Member of the Tasmanian House of Assembly for Franklin
- In office 8 February 1986 – 4 May 1995

Personal details
- Born: Gerard Maxwell Bates 13 September 1950 (age 75) Lancashire, England, United Kingdom
- Party: Tasmanian Greens
- Education: University of Birmingham
- Profession: Environmental lawyer, legal academic

= Gerry Bates =

Australian politician

Gerard Maxwell Bates (born 13 September 1950) is an Australian environmental lawyer and academic, and former politician.

==Early life and education==
Bates was born in Lancashire, England in 1950. He studied at the University of Birmingham where he qualified for a Bachelor of Laws (LLB)(Hons) and a PhD.

Bates went on to become a tutor at the University of Birmingham and a senior lecturer at Birmingham Polytechnic.

He later emigrated to Australia, and was a lecturer in environmental law at the University of Tasmania until Bob Brown convinced him to run for parliament as a Green Independent in 1986 Tasmanian state election.

==Political career==
In 1986, he was elected to the Tasmanian House of Assembly for Franklin as an Independent Green. At the 1989 election, three other Greens were elected in addition to Brown and Bates (Lance Armstrong, Di Hollister and Christine Milne). The Greens held the balance of power, and agreed to give support to the Labor Party to form a minority government when they signed the Labor–Green Accord.
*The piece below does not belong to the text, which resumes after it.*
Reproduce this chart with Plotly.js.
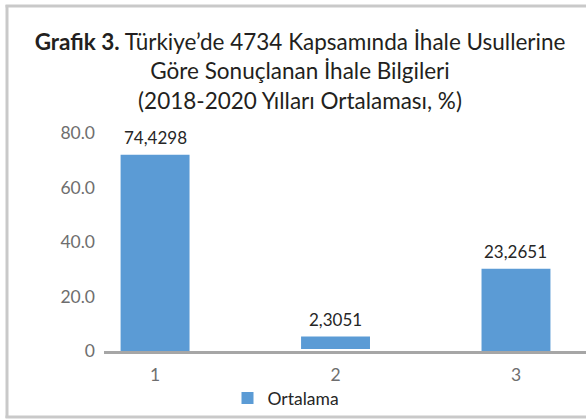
<!DOCTYPE html>
<html>
<head>
<meta charset="utf-8">
<script src="https://cdn.plot.ly/plotly-3.0.1.min.js"></script>
<style>
html,body{margin:0;padding:0;background:#fff;}
#chart{width:586px;height:419px;}
</style>
</head>
<body>
<div id="chart"></div>
<script>
// Data
const categories = [1, 2, 3];
const tickLabels = ['1', '2', '3'];
const barHeights = [72.0, 4.6, 30.2];   // heights as drawn
const barBases = [0, 0.7, 0];           // bar 2 floats slightly above the axis
const valueLabels = ['74,4298', '2,3051', '23,2651'];
const seriesName = 'Ortalama';
const yTickVals = [0, 20, 40, 60, 80];
const yTickText = ['0', '20.0', '40.0', '60.0', '80.0'];

const barColor = '#5B9BD5';
const fontFam = 'Lato, "Open Sans", sans-serif';

const trace = {
  type: 'bar',
  x: categories,
  y: barHeights,
  base: barBases,
  name: seriesName,
  marker: {color: barColor},
  width: 0.382,
  showlegend: true,
  hoverinfo: 'none'
};

const annotations = categories.map((c, i) => ({
  x: c,
  y: barBases[i] + barHeights[i],
  xref: 'x', yref: 'y',
  text: valueLabels[i],
  showarrow: false,
  yanchor: 'bottom',
  yshift: 5,
  font: {family: fontFam, size: 17, color: '#262626'}
}));

const L = 104, T = 133, W = 586, H = 419, B = 68;
const pw = W - L, ph = H - T - B;
const px = v => (v - L) / pw;
const py = v => (H - B - v) / ph;
const borderColor = '#c9c9c9';
const shapes = [
  {type: 'line', xref: 'paper', yref: 'paper', x0: px(7), x1: px(7), y0: py(5), y1: py(418), line: {color: borderColor, width: 3}},
  {type: 'line', xref: 'paper', yref: 'paper', x0: px(5.5), x1: px(600), y0: py(6), y1: py(6), line: {color: borderColor, width: 3}},
  {type: 'line', xref: 'paper', yref: 'paper', x0: px(5.5), x1: px(600), y0: py(417), y1: py(417), line: {color: borderColor, width: 3}}
];

const layout = {
  width: W, height: H,
  margin: {l: L, r: 0, t: T, b: B, pad: 0},
  paper_bgcolor: '#fff',
  plot_bgcolor: '#fff',
  font: {family: fontFam},
  title: {
    text: '<b>Grafik 3.</b> Türkiye’de 4734 Kapsamında İhale Usullerine<br>Göre Sonuçlanan İhale Bilgileri<br>(2018-2020 Yılları Ortalaması, %)',
    x: 300 / W, xanchor: 'center',
    y: 1 - 50 / H, yanchor: 'top',
    font: {family: fontFam, size: 22.5, color: '#231f20'}
  },
  xaxis: {
    range: [0.717, 3.388],
    tickvals: categories,
    ticktext: tickLabels,
    showgrid: false,
    zeroline: false,
    showline: true,
    linecolor: '#a6a6a6',
    linewidth: 3,
    ticks: '',
    tickfont: {family: fontFam, size: 17.5, color: '#6e6e6e'},
    ticklabelstandoff: 6,
    fixedrange: true
  },
  yaxis: {
    range: [0, 80],
    tickvals: yTickVals,
    ticktext: yTickText,
    showgrid: false,
    zeroline: false,
    showline: false,
    ticks: '',
    tickfont: {family: fontFam, size: 17.5, color: '#6e6e6e'},
    ticklabelstandoff: 8,
    fixedrange: true
  },
  showlegend: true,
  legend: {
    orientation: 'h',
    x: 286 / W, xanchor: 'center', xref: 'container',
    y: 1 - 398 / H, yanchor: 'middle', yref: 'container',
    font: {family: fontFam, size: 17.5, color: '#262626'},
    bgcolor: 'rgba(0,0,0,0)'
  },
  annotations: annotations,
  shapes: shapes,
  bargap: 0.6
};

Plotly.newPlot('chart', [trace], layout, {displayModeBar: false, staticPlot: true});
</script>
</body>
</html>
In 1992, the five Independent Greens in the House formed the Tasmanian Greens.

Bates resigned from the House of Assembly on 4 May 1995 to contest Queenborough in the Legislative Council, but was unsuccessful.

==Academic career==
Bates is an adjunct professor at the Sydney Law School, the law faculty of the University of Sydney. He is also an adjunct professor at the Australian Centre for Environmental Law (ACEL), part of the Australian National University.

Bates has been a member of the Board of the Environment Protection Authority of NSW since 1996, a member of the State of the Environment Advisory Council since 2004, and a Director of Kimbriki Environmental Enterprises, a regional waste recovery centre and landfill on Sydney's Northern Beaches, since 2006.

Bates is author of Environmental Law in Australia, Corporate Liability for Pollution" and "Pollution Law in Australia. He is also Editor of the Environment and Planning Law Journal.

Bates received a special award from the National Environmental Law Association in 1994 for Outstanding Contribution to Environmental Law.